April 15, 2001
FYI - Our Contact Numbers
Please check to make sure you have our current information for your
records:
Yennik, Inc.
P. O. Box 65283
Lubbock, Texas 79424
Phone: (806) 798-7119
Fax: (806) 784-0061
Hours: 8:00 a.m. to 5:00 p.m. Central Time
After hours: (806) 794-3641
INTERNET COMPLIANCE - Fair Housing Act
A financial institution that advertises on-line credit products that
are subject to the Fair Housing Act must display the Equal Housing Lender
logotype and legend or other permissible disclosure of its
nondiscrimination policy if required by rules of the institution's
regulator.
Home Mortgage Disclosure Act (Regulation C)
The regulations clarify that applications accepted through electronic
media with a video component (the financial institution has the ability to
see the applicant) must be treated as "in person" applications.
Accordingly, information about these applicants' race or national origin
and sex must be collected. An institution that accepts applications
through electronic media without a video component, for example, the
Internet or facsimile, may treat the applications as received by mail.
ACH - Automated Clearing House risks
As with other electronic payment mechanisms, there are inherent risks
in using the Automated Clearing House, most notably strategic, reputation,
transaction, credit, and compliance risk. Federal banking agencies have
encouraged sound ACH risk management practices for a number of years. The
risks are particularly acute concerning ACH entries initiated through the
Internet in light of the anonymity of that medium and the volume and
velocity of transactions that can be originated.
The recently approved amendment to NACHA's operating rules with respect
to Internet-initiated payments presents management and boards of directors
with new challenges, such as to ensure that originators are in compliance
with the requirements on a continuing basis. One of the most important
changes introduced by the amendment is the need to conduct an annual audit
to ensure that the financial information obtained from receivers is
protected by security practices and procedures that include, at a minimum,
adequate levels of (1) physical security to protect against theft,
tampering, or damage; (2) personnel and access controls to protect against
unauthorized access and use; and (3) network security to ensure capture,
storage, and distribution of financial information. The first audit must
be completed by December 31, 2001. http://www.occ.treas.gov/ftp/advisory/2001-3.txt
INTERNET SECURITY - The regulatory agencies are concerned about
financial institutions protecting their Internet domain names. The
following is the first of a two-part Financial Institution Letter from the
FDIC:
As the number of banks with Web sites continues to grow steadily, the
number of incidents involving disputes, confusion and fraud related to
their Internet domain names also has increased. To protect their online
identities, banks can employ internal controls that ensure timely
registration and renewal of relevant domain names, periodically review the
status of similar domain names, and be familiar with the formal and
informal dispute resolution processes. This bulletin alerts senior bank
management to potential domain name-related problems, and highlights
actions that may help to avoid or resolve such problems.
Nature of the Problem
Internet domain names have been used to perpetrate fraud and have led
to both public confusion and legal disputes. For example, fraudulent
operators have created Web sites that attempt to mislead customers into
disclosing their passwords or other sensitive information. They do this by
acquiring domain names that may be similar in spelling to those of
legitimate Web sites. Some Web sites also have been created to publish
harmful information about an organization, using a domain name that is
similar to the "target." Another problem involves "cybersquatters"

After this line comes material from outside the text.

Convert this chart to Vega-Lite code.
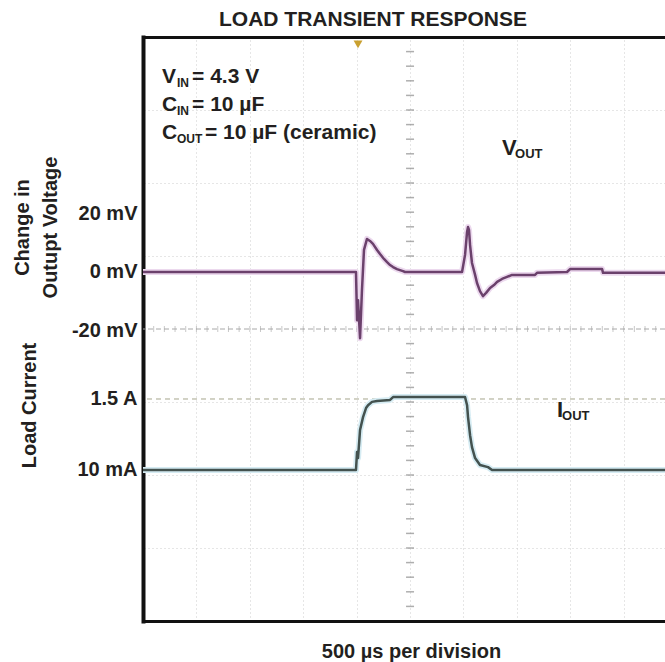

who have attempted to sell desirable domain names to companies at
exorbitant prices. These situations could result in considerable
reputational harm and financial cost.
Risk Management Techniques
To prevent customer confusion, reputational harm, fraud and legal
disputes, bank management can employ a number of practices and techniques.
Timely registration and renewal of a bank's domain name(s) are important
to assure that the bank acquires and retains ownership of the Internet
addresses that it desires. Any lapses in registration could result in the
loss of a domain name to another party.
Bank management may choose to consider acquiring more than one domain
name to retain control over the use of all similar names. However, this
strategy may entail financial and administrative costs. Either way,
institutions may benefit from conducting periodic Internet searches to
determine whether there are names being used that are similar to their
domain name, legal name or other trade/product names. In addition to
similar domain names that have different suffixes (e.g., bankname.com and
bankname.net), management also may want to look for variations in spelling
and punctuation (e.g., bankname.com and bank-name.com).